- Available records -

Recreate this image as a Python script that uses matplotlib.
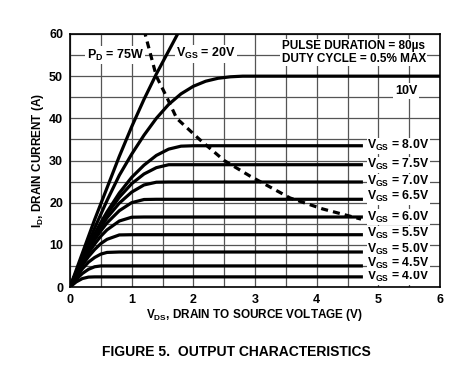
==
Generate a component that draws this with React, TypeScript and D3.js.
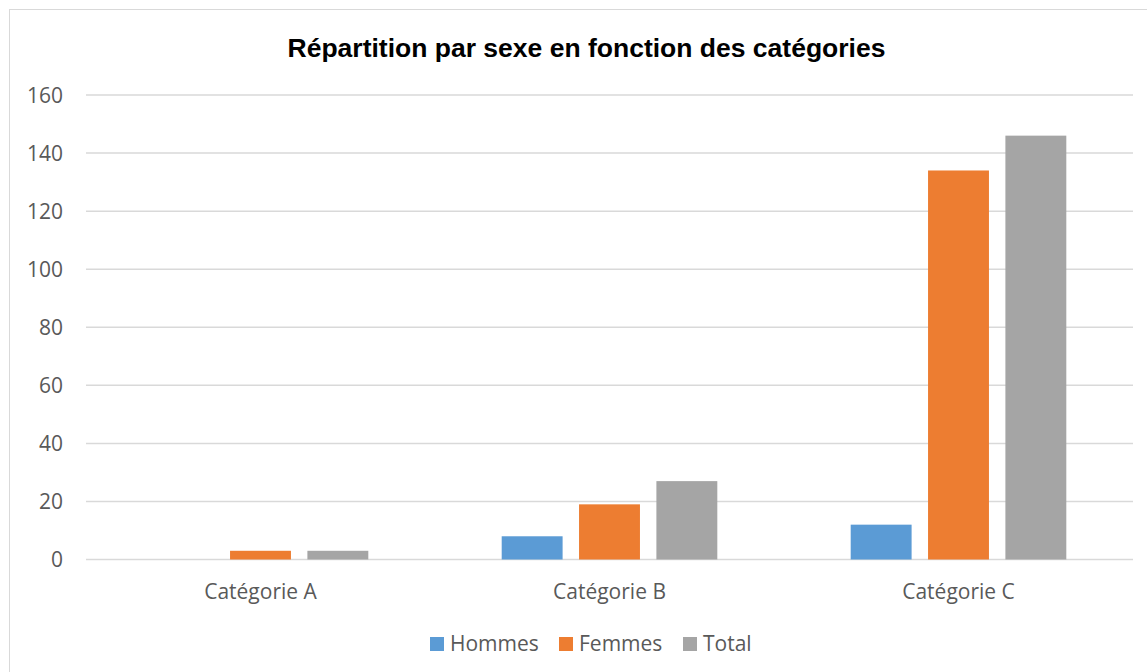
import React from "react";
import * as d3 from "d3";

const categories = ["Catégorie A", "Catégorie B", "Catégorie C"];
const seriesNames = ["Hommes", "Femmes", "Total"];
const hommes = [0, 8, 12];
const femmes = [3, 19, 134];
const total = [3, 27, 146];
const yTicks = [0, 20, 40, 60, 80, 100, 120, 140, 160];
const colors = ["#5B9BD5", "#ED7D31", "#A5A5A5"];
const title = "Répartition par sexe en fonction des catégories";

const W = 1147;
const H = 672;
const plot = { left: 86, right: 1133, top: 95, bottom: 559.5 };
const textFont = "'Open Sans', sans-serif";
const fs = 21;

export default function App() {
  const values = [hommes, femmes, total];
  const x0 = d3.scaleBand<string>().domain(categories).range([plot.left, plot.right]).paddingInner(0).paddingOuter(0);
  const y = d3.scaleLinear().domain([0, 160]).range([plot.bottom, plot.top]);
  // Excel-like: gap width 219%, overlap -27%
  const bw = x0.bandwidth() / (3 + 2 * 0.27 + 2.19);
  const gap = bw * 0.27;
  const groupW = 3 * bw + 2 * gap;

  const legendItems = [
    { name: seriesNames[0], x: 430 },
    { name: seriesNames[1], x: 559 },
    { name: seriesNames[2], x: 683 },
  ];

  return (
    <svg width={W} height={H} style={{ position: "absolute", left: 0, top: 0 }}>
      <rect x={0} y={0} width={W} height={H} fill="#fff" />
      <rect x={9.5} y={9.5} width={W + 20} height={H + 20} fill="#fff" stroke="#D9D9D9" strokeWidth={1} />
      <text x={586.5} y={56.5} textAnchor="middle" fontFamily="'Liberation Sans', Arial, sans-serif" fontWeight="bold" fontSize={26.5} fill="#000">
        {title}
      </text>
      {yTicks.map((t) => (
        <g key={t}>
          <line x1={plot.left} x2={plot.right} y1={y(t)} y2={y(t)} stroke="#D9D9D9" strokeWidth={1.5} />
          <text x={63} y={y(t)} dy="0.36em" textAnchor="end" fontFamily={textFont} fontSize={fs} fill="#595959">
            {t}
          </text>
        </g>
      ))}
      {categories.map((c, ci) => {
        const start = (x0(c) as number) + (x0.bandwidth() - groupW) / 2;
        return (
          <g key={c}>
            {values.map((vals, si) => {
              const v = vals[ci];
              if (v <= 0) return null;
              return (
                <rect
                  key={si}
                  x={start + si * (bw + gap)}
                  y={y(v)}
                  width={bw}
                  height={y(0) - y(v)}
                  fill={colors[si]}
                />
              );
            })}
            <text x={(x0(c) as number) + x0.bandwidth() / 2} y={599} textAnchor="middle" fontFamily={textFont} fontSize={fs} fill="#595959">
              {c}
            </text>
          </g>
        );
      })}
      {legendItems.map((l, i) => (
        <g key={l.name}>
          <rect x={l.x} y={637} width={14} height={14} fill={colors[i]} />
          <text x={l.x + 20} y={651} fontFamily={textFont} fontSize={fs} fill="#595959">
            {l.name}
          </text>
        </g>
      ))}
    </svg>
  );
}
---
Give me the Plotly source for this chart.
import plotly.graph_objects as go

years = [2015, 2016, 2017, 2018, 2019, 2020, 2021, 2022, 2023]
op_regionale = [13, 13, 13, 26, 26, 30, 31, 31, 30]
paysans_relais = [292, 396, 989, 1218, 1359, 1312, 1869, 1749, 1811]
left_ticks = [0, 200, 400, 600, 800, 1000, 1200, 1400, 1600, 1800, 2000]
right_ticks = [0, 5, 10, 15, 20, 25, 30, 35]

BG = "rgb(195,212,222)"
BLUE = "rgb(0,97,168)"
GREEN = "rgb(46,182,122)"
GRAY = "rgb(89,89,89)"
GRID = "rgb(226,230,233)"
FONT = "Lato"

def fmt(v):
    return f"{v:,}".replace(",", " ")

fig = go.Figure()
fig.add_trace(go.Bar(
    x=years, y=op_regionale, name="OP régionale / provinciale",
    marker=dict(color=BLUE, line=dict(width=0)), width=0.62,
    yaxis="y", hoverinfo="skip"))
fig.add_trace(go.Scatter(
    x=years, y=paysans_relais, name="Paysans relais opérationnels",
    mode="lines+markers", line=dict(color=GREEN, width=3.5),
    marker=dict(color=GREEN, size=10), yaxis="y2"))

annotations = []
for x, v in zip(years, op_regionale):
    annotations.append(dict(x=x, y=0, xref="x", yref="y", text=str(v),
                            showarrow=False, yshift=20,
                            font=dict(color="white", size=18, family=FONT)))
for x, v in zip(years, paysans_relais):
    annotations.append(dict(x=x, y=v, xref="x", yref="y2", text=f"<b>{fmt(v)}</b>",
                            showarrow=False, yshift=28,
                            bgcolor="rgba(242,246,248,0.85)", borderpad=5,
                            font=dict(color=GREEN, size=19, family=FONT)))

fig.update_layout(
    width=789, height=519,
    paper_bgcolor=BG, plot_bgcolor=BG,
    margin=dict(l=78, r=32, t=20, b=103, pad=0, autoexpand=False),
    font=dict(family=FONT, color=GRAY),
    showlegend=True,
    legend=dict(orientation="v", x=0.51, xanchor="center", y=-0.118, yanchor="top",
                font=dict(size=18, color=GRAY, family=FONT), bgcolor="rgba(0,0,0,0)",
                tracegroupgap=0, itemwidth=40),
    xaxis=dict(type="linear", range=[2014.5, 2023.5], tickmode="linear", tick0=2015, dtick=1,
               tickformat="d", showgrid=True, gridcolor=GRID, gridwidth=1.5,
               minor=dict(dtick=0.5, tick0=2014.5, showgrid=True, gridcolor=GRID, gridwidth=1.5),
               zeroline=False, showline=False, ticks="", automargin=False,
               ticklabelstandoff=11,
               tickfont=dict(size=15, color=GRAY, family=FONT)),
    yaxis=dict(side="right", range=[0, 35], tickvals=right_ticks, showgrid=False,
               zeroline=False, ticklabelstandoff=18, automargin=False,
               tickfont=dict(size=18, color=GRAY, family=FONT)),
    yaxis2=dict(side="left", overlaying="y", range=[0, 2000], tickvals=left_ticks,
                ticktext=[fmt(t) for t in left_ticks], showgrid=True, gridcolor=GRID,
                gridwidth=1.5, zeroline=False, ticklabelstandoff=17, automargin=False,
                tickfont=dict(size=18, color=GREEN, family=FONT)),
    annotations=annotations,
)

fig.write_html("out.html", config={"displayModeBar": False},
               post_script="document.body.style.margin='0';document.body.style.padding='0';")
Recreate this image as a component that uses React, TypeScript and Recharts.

- Written exercise -
With the pictures removed from your copy, retype the lines above from the one that contains "Generate a component" through the one that contains "import * as", exactly.

- Finished exercise -
Generate a component that draws this with React, TypeScript and D3.js.
import React from "react";
import * as d3 from "d3";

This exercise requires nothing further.